MPS lands £3.5M government grant for floating offshore wind and wave energy tech
UK-based company Marine Power Systems (MPS) has been awarded £3.5 million in grant funding from the UK Government to further develop its floating platform technology and wave energy converter.
The funding for MPS was granted through the UK Government’s Floating Offshore Wind (FOW) Demonstration Programme, which supports the development of innovative floating offshore wind technologies.
MPS has developed a modular and flexible floating platform technology that can be configured to harness wind and wave energy or as a combined solution at grid scale.
The grant-funded project will capitalise on previous work by MPS to demonstrate a 2MW scale FOW platform that also simultaneously harnesses 0.5MW of wave energy.
The project is expected to demonstrate all aspects of an innovative FOW platform including main structure, dynamic cable, moorings, and anchors and tensioning/deployment system.

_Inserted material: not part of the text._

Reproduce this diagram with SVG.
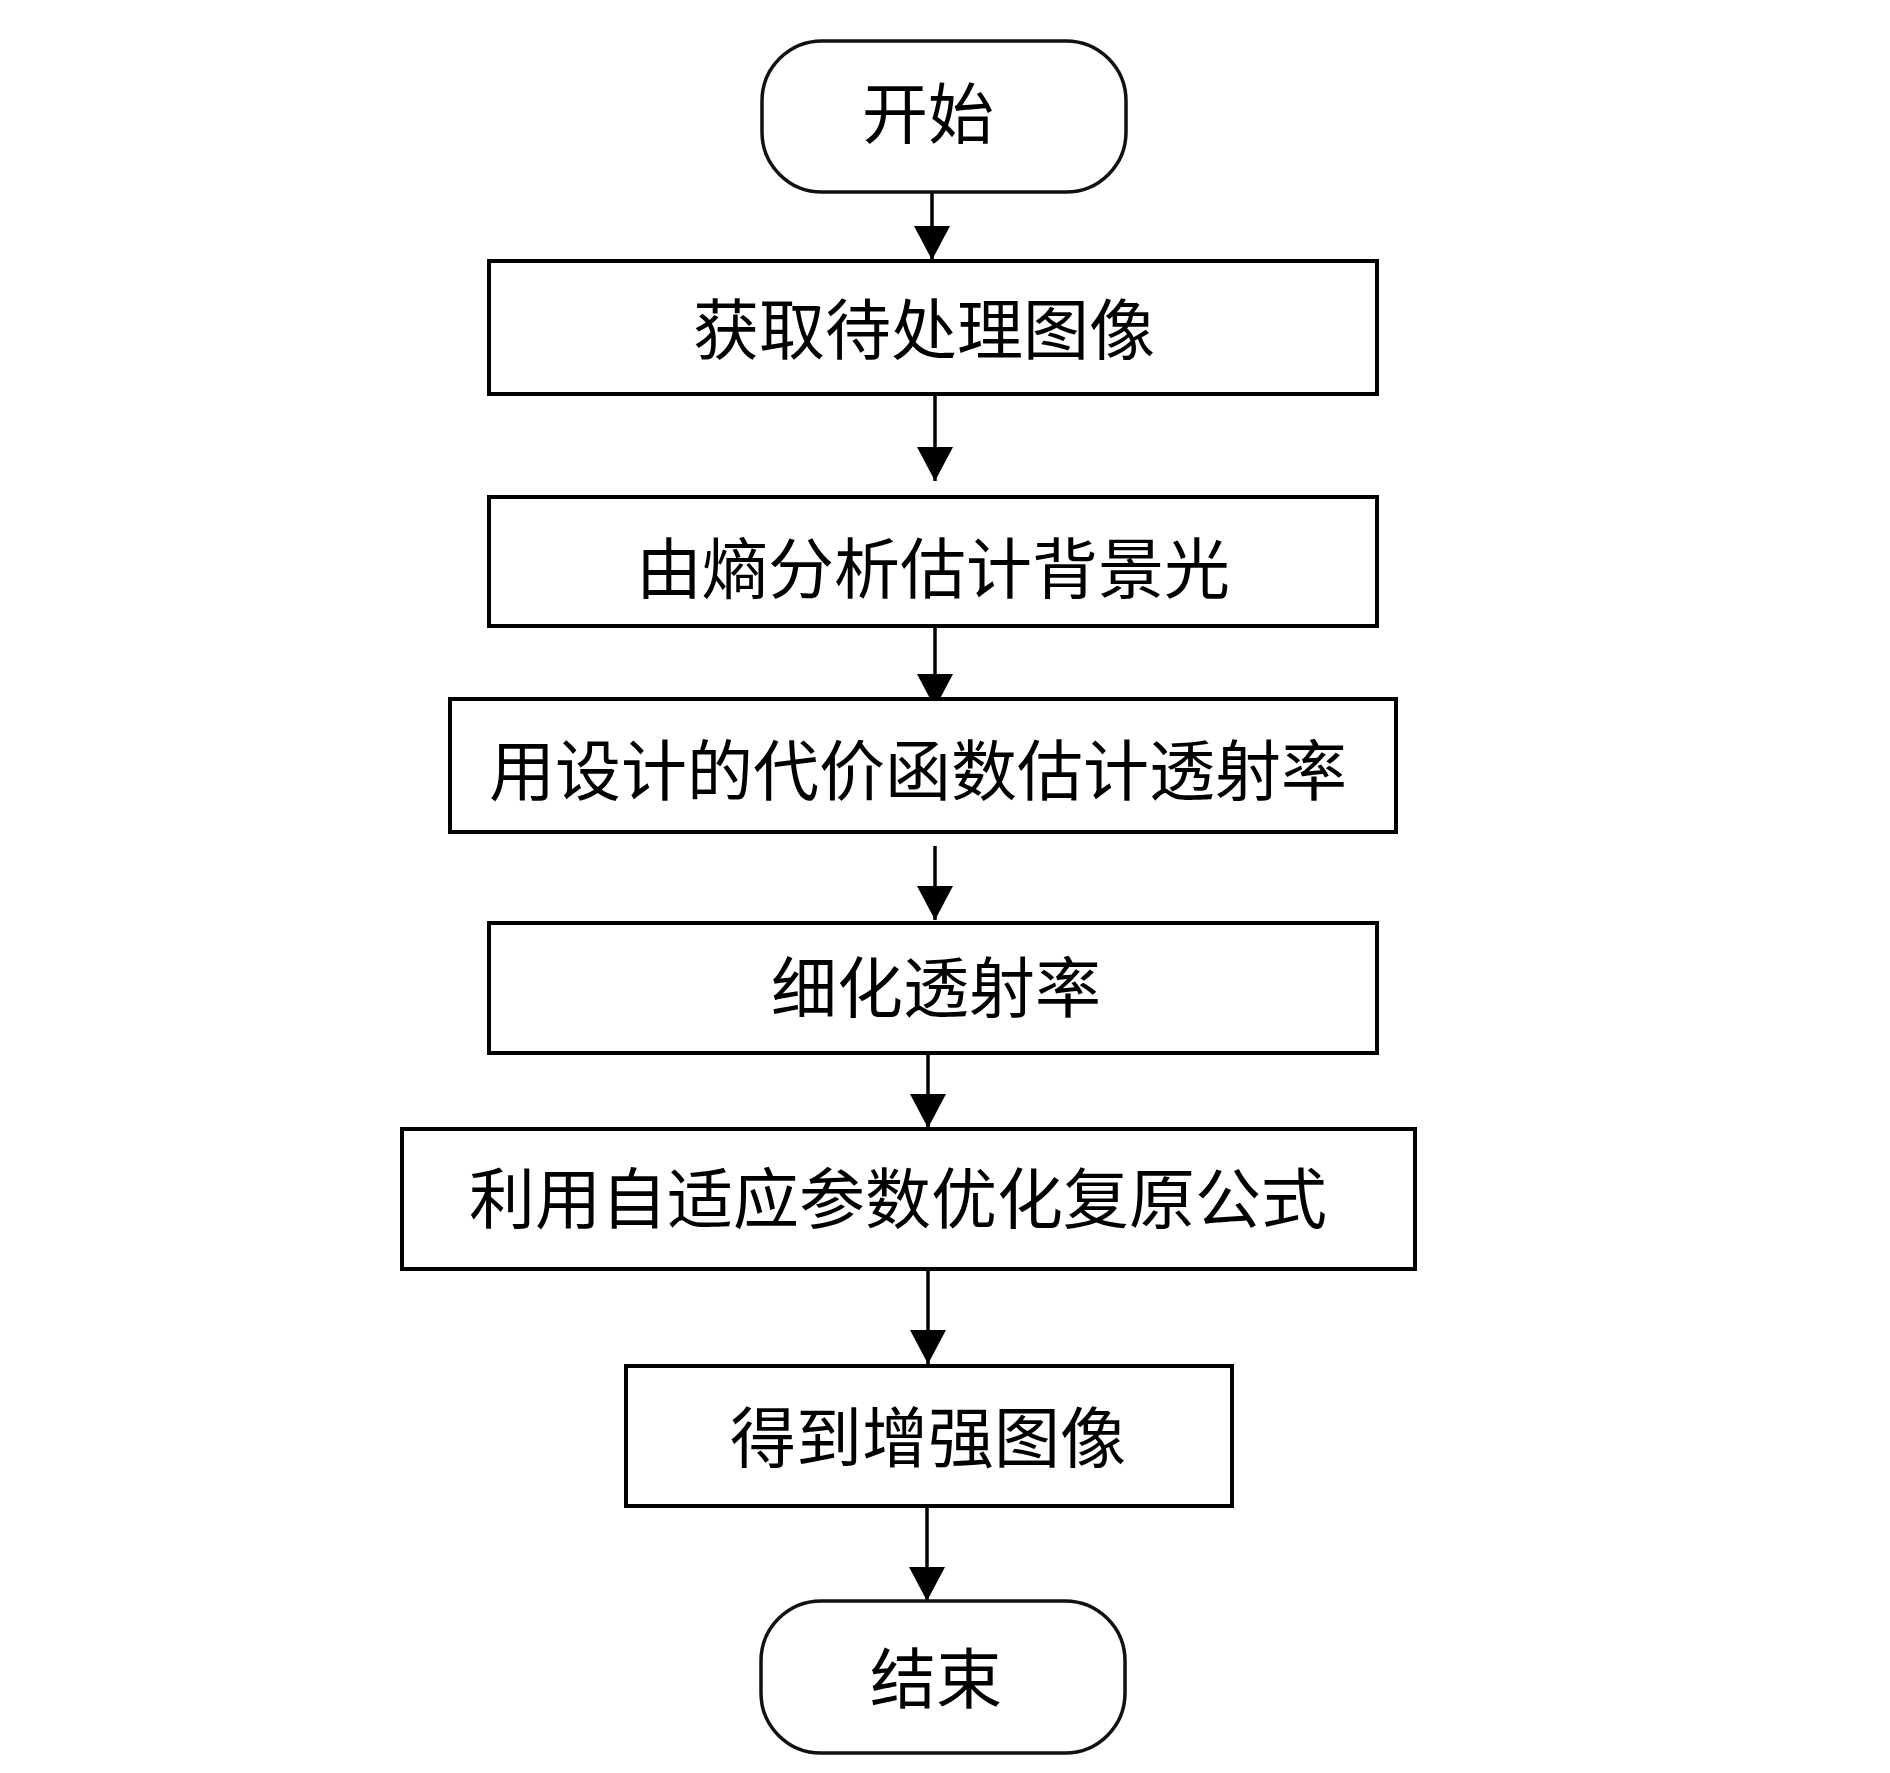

The company’s floating platform technology is based on a structurally efficient tetrahedral design, while its wave energy converter boasts a wave energy capture mechanism that can harness both the heave and surge energy of the wave, MPS claims.
Combining both wind and wave energy in a single platform leads to improved multi-megawatt power output per machine, while simultaneously reducing the levelized cost of electricity (LCOE), according to MPS.
Gareth Stockman, CEO of MPS, said: “This funding award comes at an incredibly exciting time for the business and further demonstrates the unwavering commitment UK Government are making to the development of floating offshore wind.
“The global market is developing rapidly, and it is following a similar path to early stage fixed offshore wind. Our best-in-class technology delivers significantly reduced cost of energy and an optimal solution for industrial scale farms, placing us in prime position to deliver on this global opportunity”.
While offshore winds in shallow waters have been harnessed by fixed bottom wind turbines, the wind and wave energy in deep water remains largely unharnessed and represents around 80% of the exploitable energy resources of the oceans, according to MPS.
Floating offshore wind is now taking its first steps towards commercialisation, and wave energy generation can be integrated with that and used to further optimise the energy generated from a given area of ocean, MPS stressed.
Currently, the company is working on the deployment of a grid-connected commercial megawatt-scale wind and wave device in northern Spain at the Biscay Marine Energy Platform (BiMEP) as well as on the deployment of a pre-commercial scale array at the European Marine Energy Centre (EMEC) in Orkney.